Stated problem – Transcribe every line from the top down to the line with "(seller) at (1059,583.5)", both ends included, but not the pictures.

>> start Available data

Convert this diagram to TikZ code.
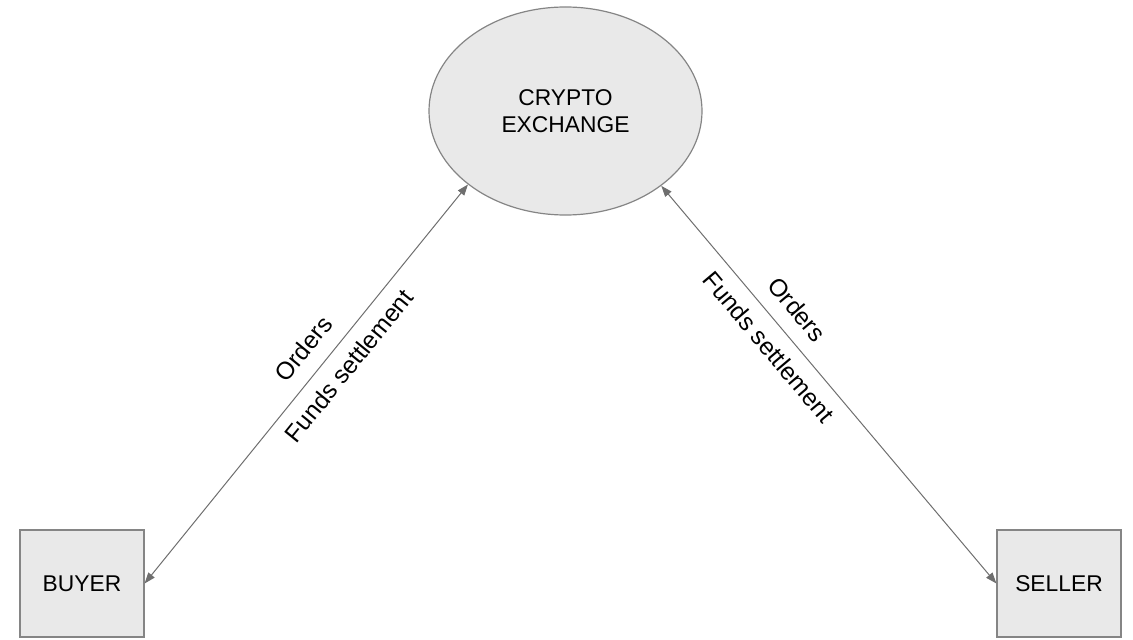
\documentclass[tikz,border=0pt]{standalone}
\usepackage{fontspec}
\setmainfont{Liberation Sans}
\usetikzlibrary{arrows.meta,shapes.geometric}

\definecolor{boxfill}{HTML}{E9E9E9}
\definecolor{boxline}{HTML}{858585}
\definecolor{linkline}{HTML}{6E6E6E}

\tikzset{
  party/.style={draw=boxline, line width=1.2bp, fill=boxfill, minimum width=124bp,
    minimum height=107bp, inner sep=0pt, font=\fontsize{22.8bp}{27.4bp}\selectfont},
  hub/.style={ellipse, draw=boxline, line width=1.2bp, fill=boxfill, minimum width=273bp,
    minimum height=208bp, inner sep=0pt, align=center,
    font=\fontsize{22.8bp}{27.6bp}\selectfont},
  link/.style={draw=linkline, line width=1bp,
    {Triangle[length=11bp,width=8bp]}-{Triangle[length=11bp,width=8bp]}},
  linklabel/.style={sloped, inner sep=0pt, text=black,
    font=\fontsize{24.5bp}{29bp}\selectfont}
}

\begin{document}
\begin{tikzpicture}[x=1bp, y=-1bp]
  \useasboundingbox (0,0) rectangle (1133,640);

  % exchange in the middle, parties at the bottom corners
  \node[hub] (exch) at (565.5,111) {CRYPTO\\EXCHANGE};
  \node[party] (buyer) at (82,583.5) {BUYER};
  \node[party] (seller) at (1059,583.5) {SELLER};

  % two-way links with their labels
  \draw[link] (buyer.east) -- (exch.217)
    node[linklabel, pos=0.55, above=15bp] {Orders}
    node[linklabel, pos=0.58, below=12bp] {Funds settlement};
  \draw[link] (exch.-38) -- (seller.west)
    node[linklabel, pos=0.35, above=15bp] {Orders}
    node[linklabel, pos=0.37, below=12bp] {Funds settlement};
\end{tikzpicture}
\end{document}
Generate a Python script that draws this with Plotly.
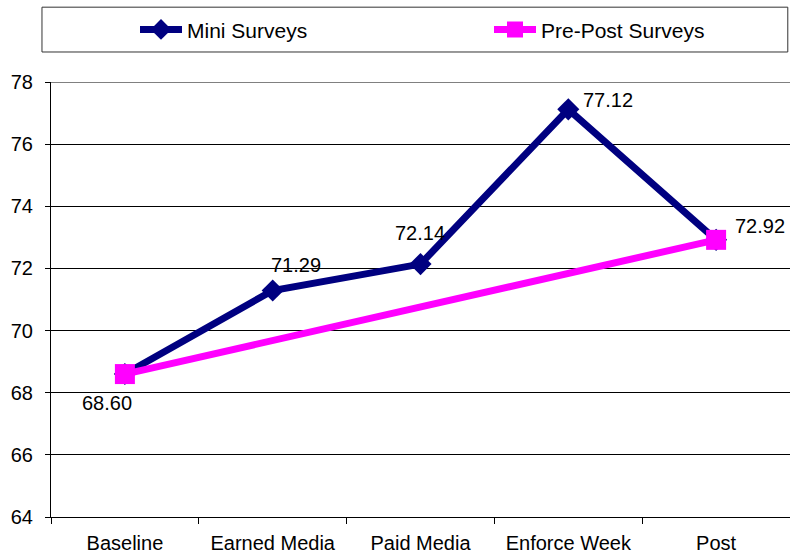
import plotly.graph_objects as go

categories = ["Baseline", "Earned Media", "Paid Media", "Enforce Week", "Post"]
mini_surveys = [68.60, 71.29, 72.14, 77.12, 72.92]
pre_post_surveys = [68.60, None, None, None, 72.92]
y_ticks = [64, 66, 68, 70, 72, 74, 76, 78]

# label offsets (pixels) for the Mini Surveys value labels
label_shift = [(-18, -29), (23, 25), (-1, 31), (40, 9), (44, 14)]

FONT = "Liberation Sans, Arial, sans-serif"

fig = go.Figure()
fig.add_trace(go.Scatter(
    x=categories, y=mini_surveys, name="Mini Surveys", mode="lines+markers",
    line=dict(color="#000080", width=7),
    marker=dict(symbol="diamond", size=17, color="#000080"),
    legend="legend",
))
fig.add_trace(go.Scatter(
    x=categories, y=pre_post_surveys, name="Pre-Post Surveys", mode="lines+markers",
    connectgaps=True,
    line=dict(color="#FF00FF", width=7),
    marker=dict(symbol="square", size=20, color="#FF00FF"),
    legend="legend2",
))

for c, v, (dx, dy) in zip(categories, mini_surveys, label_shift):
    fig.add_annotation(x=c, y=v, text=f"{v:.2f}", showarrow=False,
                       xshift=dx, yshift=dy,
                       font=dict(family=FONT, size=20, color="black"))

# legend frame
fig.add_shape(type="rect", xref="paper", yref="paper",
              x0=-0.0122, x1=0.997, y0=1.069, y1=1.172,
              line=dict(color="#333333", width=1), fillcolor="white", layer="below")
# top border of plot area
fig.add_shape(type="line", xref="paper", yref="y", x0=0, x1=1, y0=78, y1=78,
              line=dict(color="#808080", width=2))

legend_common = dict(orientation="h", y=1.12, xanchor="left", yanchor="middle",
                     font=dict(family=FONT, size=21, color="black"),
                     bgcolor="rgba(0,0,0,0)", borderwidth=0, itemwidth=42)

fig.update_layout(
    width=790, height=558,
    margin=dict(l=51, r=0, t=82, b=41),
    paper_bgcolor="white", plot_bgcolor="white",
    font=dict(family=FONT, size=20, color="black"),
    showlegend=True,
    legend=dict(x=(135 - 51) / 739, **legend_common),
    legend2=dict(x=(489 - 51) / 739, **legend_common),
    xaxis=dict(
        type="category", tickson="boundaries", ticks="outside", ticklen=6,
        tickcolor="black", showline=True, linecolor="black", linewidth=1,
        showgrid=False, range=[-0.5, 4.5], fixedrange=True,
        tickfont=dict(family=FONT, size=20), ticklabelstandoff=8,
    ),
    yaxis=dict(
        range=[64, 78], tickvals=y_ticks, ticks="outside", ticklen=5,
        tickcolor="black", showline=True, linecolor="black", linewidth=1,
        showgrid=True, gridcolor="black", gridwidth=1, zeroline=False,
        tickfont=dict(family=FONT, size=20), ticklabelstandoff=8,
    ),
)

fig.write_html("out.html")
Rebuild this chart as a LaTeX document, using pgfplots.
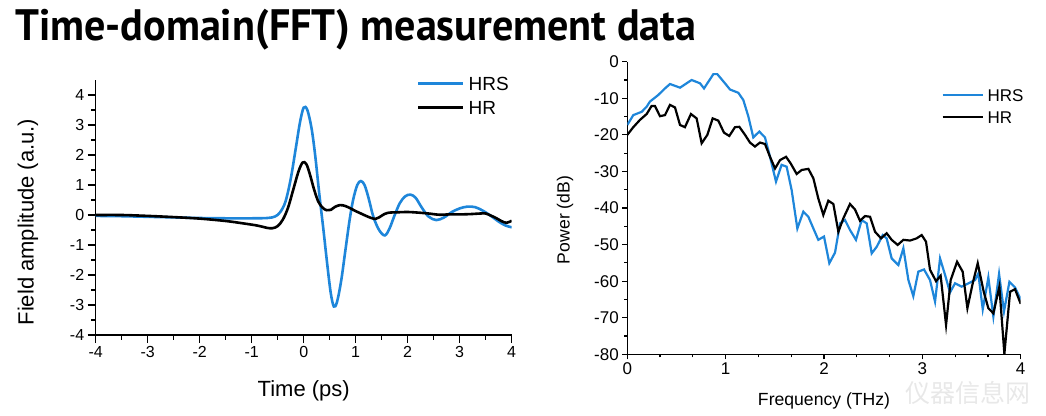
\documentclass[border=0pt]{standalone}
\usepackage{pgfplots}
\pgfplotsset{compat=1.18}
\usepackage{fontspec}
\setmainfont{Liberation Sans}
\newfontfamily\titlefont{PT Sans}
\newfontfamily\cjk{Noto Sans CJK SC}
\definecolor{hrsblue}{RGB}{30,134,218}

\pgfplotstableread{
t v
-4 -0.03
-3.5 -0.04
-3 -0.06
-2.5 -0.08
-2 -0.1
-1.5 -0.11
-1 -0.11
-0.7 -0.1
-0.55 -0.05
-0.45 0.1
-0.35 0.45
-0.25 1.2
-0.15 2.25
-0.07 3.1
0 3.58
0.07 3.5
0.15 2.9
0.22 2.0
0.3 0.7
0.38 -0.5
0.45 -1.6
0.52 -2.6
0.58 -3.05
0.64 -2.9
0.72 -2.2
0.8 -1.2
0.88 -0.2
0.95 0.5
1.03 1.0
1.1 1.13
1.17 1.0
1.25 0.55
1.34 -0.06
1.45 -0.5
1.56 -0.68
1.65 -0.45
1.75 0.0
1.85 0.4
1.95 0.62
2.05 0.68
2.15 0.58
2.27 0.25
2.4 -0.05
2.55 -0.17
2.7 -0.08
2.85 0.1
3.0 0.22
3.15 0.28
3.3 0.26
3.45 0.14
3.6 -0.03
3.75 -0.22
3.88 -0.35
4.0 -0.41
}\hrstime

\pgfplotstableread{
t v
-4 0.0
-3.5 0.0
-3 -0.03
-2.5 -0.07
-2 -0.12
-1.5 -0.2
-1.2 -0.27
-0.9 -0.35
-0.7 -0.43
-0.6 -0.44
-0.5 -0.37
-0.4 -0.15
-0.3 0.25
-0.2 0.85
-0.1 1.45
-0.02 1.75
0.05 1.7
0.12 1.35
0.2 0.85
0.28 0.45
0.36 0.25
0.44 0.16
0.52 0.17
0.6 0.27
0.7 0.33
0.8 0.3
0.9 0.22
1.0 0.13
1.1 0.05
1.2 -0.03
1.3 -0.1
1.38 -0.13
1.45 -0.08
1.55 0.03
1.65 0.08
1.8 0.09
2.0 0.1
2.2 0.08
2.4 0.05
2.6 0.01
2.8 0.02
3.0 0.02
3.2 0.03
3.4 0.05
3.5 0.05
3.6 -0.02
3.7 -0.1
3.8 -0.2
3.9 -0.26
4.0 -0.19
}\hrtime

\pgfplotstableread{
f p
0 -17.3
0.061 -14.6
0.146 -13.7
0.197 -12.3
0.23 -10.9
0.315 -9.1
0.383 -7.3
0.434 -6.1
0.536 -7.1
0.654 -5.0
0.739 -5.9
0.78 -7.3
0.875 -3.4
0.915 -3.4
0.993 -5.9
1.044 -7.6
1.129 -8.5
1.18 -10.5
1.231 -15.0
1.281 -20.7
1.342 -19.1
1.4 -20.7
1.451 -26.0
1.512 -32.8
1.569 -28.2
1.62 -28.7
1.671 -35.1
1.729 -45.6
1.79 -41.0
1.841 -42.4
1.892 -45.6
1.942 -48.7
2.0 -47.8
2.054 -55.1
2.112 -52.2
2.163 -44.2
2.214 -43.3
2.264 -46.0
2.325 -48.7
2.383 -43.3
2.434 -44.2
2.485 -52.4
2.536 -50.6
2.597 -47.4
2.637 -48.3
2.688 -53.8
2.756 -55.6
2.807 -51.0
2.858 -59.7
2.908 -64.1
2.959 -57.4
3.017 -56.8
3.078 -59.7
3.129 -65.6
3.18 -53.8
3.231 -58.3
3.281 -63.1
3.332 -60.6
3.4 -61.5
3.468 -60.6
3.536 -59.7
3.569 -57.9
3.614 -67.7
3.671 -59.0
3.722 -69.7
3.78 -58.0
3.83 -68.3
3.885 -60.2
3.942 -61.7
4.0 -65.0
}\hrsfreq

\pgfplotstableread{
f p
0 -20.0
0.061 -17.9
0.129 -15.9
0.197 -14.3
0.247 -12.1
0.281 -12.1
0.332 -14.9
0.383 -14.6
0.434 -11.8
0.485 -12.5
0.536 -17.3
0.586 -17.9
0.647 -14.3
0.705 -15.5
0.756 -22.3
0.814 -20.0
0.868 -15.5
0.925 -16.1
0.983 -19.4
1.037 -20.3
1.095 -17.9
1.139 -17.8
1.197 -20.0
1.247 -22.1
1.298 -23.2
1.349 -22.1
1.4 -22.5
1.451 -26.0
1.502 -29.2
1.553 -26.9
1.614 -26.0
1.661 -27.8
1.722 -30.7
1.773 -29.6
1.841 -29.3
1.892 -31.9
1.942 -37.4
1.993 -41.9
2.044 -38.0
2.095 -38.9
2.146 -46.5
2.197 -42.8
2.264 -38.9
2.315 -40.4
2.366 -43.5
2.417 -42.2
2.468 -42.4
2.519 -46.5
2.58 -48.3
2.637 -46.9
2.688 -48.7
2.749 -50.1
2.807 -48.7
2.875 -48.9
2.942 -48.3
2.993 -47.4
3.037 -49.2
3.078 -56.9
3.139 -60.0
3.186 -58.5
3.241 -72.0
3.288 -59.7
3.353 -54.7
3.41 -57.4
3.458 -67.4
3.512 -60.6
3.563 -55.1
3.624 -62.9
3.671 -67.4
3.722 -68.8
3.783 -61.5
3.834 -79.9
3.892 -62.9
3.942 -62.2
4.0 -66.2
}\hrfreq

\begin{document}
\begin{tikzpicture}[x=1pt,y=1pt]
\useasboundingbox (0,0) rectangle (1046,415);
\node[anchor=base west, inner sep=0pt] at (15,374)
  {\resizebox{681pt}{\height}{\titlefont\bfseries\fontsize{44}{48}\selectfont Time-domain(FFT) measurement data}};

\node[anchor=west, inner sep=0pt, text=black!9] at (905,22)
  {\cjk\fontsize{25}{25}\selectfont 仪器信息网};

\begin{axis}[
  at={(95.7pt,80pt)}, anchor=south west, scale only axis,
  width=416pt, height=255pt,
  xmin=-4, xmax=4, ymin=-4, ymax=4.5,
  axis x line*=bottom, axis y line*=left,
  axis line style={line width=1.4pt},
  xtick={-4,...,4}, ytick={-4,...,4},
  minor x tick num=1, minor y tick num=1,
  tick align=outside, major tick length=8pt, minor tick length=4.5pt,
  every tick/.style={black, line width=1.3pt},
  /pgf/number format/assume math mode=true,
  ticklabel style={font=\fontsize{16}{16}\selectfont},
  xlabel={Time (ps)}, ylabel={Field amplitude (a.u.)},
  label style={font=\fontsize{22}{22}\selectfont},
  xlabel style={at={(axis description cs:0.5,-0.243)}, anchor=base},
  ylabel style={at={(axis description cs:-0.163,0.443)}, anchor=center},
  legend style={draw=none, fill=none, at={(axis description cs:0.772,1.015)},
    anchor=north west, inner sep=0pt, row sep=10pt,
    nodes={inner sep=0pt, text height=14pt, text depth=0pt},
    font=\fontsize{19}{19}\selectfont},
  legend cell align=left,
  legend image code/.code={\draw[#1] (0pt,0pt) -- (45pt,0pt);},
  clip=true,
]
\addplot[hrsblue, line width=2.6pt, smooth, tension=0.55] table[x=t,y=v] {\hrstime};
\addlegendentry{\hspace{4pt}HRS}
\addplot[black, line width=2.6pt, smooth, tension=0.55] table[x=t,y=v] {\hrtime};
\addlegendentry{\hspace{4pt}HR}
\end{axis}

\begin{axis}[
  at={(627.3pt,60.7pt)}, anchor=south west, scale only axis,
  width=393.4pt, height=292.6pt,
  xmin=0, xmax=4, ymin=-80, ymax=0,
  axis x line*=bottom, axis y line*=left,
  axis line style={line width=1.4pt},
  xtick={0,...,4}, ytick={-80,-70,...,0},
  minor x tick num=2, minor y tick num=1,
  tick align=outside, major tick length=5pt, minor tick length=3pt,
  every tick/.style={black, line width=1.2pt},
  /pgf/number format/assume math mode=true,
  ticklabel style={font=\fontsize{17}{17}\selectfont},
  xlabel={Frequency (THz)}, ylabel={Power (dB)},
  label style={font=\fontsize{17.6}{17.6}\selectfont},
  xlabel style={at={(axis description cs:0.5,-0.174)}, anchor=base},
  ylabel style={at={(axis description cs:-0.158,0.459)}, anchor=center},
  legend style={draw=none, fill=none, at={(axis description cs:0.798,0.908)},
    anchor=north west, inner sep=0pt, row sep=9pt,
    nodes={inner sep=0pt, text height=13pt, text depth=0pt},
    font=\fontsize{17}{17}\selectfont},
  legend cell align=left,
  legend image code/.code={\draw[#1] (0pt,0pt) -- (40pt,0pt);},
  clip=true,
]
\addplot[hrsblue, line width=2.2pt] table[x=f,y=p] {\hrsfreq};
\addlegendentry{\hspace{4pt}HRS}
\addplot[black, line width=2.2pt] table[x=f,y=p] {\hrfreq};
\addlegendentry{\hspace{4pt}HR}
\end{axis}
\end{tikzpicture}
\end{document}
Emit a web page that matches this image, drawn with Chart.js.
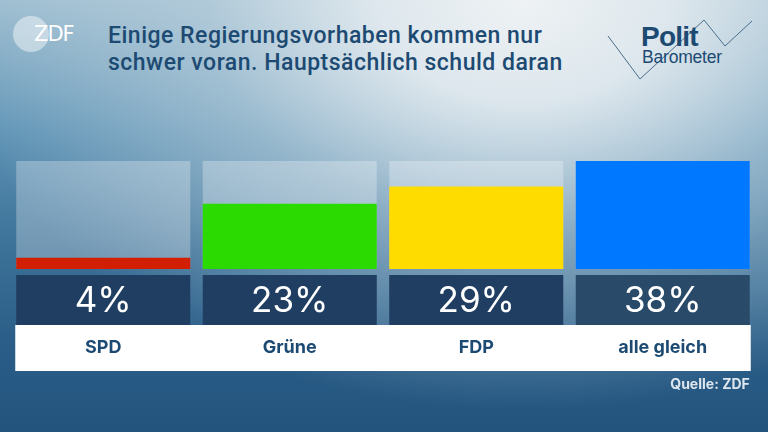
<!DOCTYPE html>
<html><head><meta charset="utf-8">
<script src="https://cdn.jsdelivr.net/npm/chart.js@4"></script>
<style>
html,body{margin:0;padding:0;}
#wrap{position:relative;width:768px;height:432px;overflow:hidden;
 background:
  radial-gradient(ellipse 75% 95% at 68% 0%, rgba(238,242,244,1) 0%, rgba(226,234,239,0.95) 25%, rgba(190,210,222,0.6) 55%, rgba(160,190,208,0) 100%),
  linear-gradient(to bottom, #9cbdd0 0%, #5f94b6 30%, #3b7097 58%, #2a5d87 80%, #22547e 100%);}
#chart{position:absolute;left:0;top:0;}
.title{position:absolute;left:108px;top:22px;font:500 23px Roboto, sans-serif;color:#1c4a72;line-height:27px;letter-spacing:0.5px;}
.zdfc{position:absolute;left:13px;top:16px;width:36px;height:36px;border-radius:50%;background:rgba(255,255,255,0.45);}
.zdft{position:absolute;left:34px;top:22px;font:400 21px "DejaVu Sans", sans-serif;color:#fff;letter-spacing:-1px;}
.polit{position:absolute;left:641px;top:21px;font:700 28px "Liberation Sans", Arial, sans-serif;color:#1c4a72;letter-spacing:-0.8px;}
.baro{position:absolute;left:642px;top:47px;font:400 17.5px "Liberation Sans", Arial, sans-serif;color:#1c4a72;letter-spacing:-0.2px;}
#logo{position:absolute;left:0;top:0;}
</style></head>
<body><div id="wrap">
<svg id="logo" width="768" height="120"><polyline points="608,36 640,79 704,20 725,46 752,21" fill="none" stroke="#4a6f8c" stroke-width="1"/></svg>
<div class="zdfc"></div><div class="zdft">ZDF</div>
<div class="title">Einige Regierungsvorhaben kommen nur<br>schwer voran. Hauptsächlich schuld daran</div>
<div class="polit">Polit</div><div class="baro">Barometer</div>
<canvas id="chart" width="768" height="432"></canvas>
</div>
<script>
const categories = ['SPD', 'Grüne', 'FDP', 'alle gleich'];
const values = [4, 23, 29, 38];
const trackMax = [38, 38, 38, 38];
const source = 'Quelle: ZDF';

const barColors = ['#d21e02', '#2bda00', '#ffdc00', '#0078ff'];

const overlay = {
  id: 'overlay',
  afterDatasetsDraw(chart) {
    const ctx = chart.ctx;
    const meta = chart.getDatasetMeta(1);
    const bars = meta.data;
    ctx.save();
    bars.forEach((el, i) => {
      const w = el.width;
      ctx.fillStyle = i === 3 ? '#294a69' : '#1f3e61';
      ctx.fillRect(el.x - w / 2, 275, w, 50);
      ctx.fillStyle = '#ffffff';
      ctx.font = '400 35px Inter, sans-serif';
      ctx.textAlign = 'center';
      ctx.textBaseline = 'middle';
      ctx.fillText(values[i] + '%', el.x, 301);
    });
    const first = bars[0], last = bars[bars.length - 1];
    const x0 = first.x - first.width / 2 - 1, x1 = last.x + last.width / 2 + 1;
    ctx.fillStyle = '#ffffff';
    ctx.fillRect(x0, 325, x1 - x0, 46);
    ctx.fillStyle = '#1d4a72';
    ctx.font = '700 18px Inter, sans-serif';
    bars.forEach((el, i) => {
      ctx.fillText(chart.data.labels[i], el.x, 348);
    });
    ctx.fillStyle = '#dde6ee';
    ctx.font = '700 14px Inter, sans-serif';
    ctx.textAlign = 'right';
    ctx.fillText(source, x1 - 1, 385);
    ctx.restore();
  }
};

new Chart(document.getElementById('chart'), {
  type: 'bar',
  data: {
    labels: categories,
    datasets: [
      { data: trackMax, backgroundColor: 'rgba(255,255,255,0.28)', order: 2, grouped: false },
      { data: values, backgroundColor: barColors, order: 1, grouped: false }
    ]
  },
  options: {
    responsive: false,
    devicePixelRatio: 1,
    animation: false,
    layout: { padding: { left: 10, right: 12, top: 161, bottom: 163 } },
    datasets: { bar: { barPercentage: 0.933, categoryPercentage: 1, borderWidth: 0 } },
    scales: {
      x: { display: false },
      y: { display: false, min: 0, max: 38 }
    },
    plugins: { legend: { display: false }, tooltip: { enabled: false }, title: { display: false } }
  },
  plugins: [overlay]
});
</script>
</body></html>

>> end Available data

The result –
Convert this diagram to TikZ code.
\documentclass[tikz,border=0pt]{standalone}
\usepackage{fontspec}
\setmainfont{Liberation Sans}
\usetikzlibrary{arrows.meta,shapes.geometric}

\definecolor{boxfill}{HTML}{E9E9E9}
\definecolor{boxline}{HTML}{858585}
\definecolor{linkline}{HTML}{6E6E6E}

\tikzset{
  party/.style={draw=boxline, line width=1.2bp, fill=boxfill, minimum width=124bp,
    minimum height=107bp, inner sep=0pt, font=\fontsize{22.8bp}{27.4bp}\selectfont},
  hub/.style={ellipse, draw=boxline, line width=1.2bp, fill=boxfill, minimum width=273bp,
    minimum height=208bp, inner sep=0pt, align=center,
    font=\fontsize{22.8bp}{27.6bp}\selectfont},
  link/.style={draw=linkline, line width=1bp,
    {Triangle[length=11bp,width=8bp]}-{Triangle[length=11bp,width=8bp]}},
  linklabel/.style={sloped, inner sep=0pt, text=black,
    font=\fontsize{24.5bp}{29bp}\selectfont}
}

\begin{document}
\begin{tikzpicture}[x=1bp, y=-1bp]
  \useasboundingbox (0,0) rectangle (1133,640);

  % exchange in the middle, parties at the bottom corners
  \node[hub] (exch) at (565.5,111) {CRYPTO\\EXCHANGE};
  \node[party] (buyer) at (82,583.5) {BUYER};
  \node[party] (seller) at (1059,583.5) {SELLER};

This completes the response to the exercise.